Recurrent Neural Network in Theory

RNN is a Supervised Deep Learning used for Time Series Analysis.
Recurrent Neural Networks represent one of the most advanced algorithms that exist in the world of supervised deep learning.

Frontal lobe and RNN
RNNs are like short-term memory. We will learn that they can remember things that just happen in a previous couple of observations and apply that knowledge in the going forward. For humans, short-term memory is one of the functions of the Frontal Lobe.

The idea behind RNN
The idea is that weights have Long Term Memory abbreviated as LTM. For example, in a classical ANN known the weights, and so whatever input, we put into the ANN, it will process it in the same way as it would yesterday. The weights can be located in the Temporal Lobe of a human brain, because the Temporal Lobe is responsible for Long Term Memory LTM.
RNN is like Short Term Memory, because it can remember things that are just happened in the previous couple of observations. The figure below is a representation of RNN.

The circle in blue, that represent the hidden layer, is called the Temporal Loop,and they are connected through time. It is a sort of short term memory, able to remember what was in that neuron just previously. For example, when we have a lot of text, we need to gauge if it is a negative or a positive comment this RNN is called Many to One.
Another example is Google Translator which is a very sophisticated deep learning. For example it is able to adapt the translation based on the gender. For example in english we can say: I am a boy/girl and I love to read. But the translation in Italian for a boy is: Sono un ragazzo e amo leggere. The translation for a girl is instead: Sono una ragazza e amo leggere. This RNN is called Many to Many.
The concept here is that we need the memory of the content in order to solve this translation problem.

Vanishing Gradient
In the gradient descent we have to find the global minimum in order to have an optimal solution. In RNN when the information is traveling through the network there are lots of error to evaluate, and we have to remember that the blue nodes are not just neurons but a complete hidden layer. Now, every single neuron which participate in the calculation of the output should have its weight updated in order to minimize the error. The Weight Recurring Wrec in temporal loop have to be updated many times and they become small.
Now, the point is that when we multiply the weights, our value decreases very quickly, and Wrec become smaller.

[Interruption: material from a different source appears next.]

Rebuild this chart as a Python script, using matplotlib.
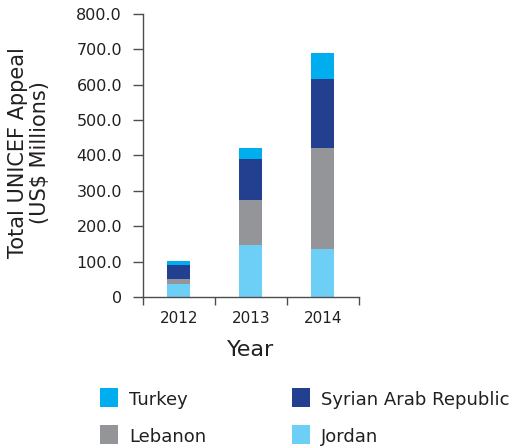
import matplotlib
matplotlib.use('Agg')
import matplotlib.pyplot as plt
from matplotlib.patches import Rectangle
import numpy as np

plt.rcParams['font.family'] = ['DejaVu Sans']

# Chart data (US$ millions)
years = ["2012", "2013", "2014"]
jordan = [37, 147, 136]
lebanon = [14, 127, 285]
syria = [40, 116, 195]
turkey = [11, 31, 74]

y_ticks = [0, 100, 200, 300, 400, 500, 600, 700, 800]
y_tick_labels = ["0", "100.0", "200.0", "300.0", "400.0", "500.0", "600.0", "700.0", "800.0"]

# stacking order bottom -> top, legend order is separate
series = [
    ("Jordan", jordan, "#6dcff6"),
    ("Lebanon", lebanon, "#939598"),
    ("Syrian Arab Republic", syria, "#233f8f"),
    ("Turkey", turkey, "#00aeef"),
]
legend_order = ["Turkey", "Syrian Arab Republic", "Lebanon", "Jordan"]

text_color = "#231f20"
axis_color = "#4d4d4f"

fig = plt.figure(figsize=(5.14, 4.47), dpi=100)
ax = fig.add_axes([0.278, 0.3356, 0.42, 0.6331])

x = np.arange(len(years)) + 0.5
bottom = np.zeros(len(years))
colors = {}
for name, vals, color in series:
    ax.bar(x, vals, width=0.32, bottom=bottom, color=color, linewidth=0)
    bottom += np.array(vals)
    colors[name] = color

ax.set_xlim(0, 3)
ax.set_ylim(0, 800)
ax.set_yticks(y_ticks)
ax.set_yticklabels(y_tick_labels)
ax.set_xticks(x)
ax.set_xticklabels(years)
ax.set_xticks(np.arange(len(years) + 1), minor=True)

for side in ["top", "right"]:
    ax.spines[side].set_visible(False)
for side in ["left", "bottom"]:
    ax.spines[side].set_color(axis_color)
    ax.spines[side].set_linewidth(1.0)

ax.tick_params(axis='y', which='major', direction='out', length=7, width=1.0,
               color=axis_color, labelsize=11.5, labelcolor=text_color, pad=8)
ax.tick_params(axis='x', which='major', length=0, labelsize=11,
               labelcolor=text_color, pad=10)
ax.tick_params(axis='x', which='minor', direction='out', length=6, width=1.0,
               color=axis_color)

ax.set_ylabel("Total UNICEF Appeal\n(US\\$ Millions)", fontsize=15,
              color=text_color, linespacing=1.15)
ax.yaxis.set_label_coords(-0.43, 0.51)
ax.set_xlabel("Year", fontsize=16, color=text_color, labelpad=10)

# Legend drawn by hand in two columns
W, H = 514, 447
legend_pos = {
    "Turkey": (100, 407),
    "Syrian Arab Republic": (292, 407),
    "Lebanon": (100, 444),
    "Jordan": (292, 444),
}
box = 19
for name in legend_order:
    px, py = legend_pos[name]
    fig.patches.append(Rectangle((px / W, (H - py) / H), 18 / W, box / H,
                                 transform=fig.transFigure, facecolor=colors[name],
                                 edgecolor='none'))
    fig.text((px + 29) / W, (H - py + 2) / H, name, fontsize=13, color=text_color,
             va='baseline', ha='left')

fig.savefig("out.png", dpi=100)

As described by the green arrows at the bottom of the figure, when the gradient goes back through the network the lower the gradient is. The consequence is that the lower the gradient and the slower is the process to update the weights like a domino effect.
The solution is the Long short-Term Memory Network LSTMs.

Long short-Term Memory Network LSTMs
The faster solution to solve Vanishing Gradient is to give a value to the Weight Recurring Wrec a value less than one: Wrec < 1 or Wrec = 1.

The C stand for Memory of the Cell. The h is the output, and the X is the input. Any black line in the schema is a vector. The operators are the x or valve and like in plumbing we can open or close it, and when the valve is open the memory goes freely, and the memory is controlled by the sigmoid function represented by the sigma symbol in the graph above. For example, opening a valve can help to extract the gender in Google Translator. In other words is the best solution to predict text.
The + symbol stands for the T-Shape joint, and it is used to add some additional memory in the flow.
The Hyperbolic Tangent Activation Function for short tanh operator goes between -1 and 1, allowing for increases and decreases in the state.
There are also some variations of the LSTM, for example the so called Gated Recurring Unit or GRUs for short. Here, the C memory cell is completely ignored, and it is replaced by the output h.

Here the new hidden state in the previous hidden state is combined to form a vector. Than is goes through the tanh activation function Hyperbolic Tangent Activation Function. That helps to regulate flowing through the network, and it ensures that values remain between -1 and 1. Thanks to the tanh all the information are maintained, instead using the Sigmoid activation Function we can lose information because small values go close to zero and so they disappear.

In short, Gated Recurrent Units GRUs have what is called an update gate and a reset gate. Using these two vectors, the model refines outputs by controlling the flow of information through the model. Gates are expressed by the Sigmoid Function: 0 = do not update weight, 1 = update weight.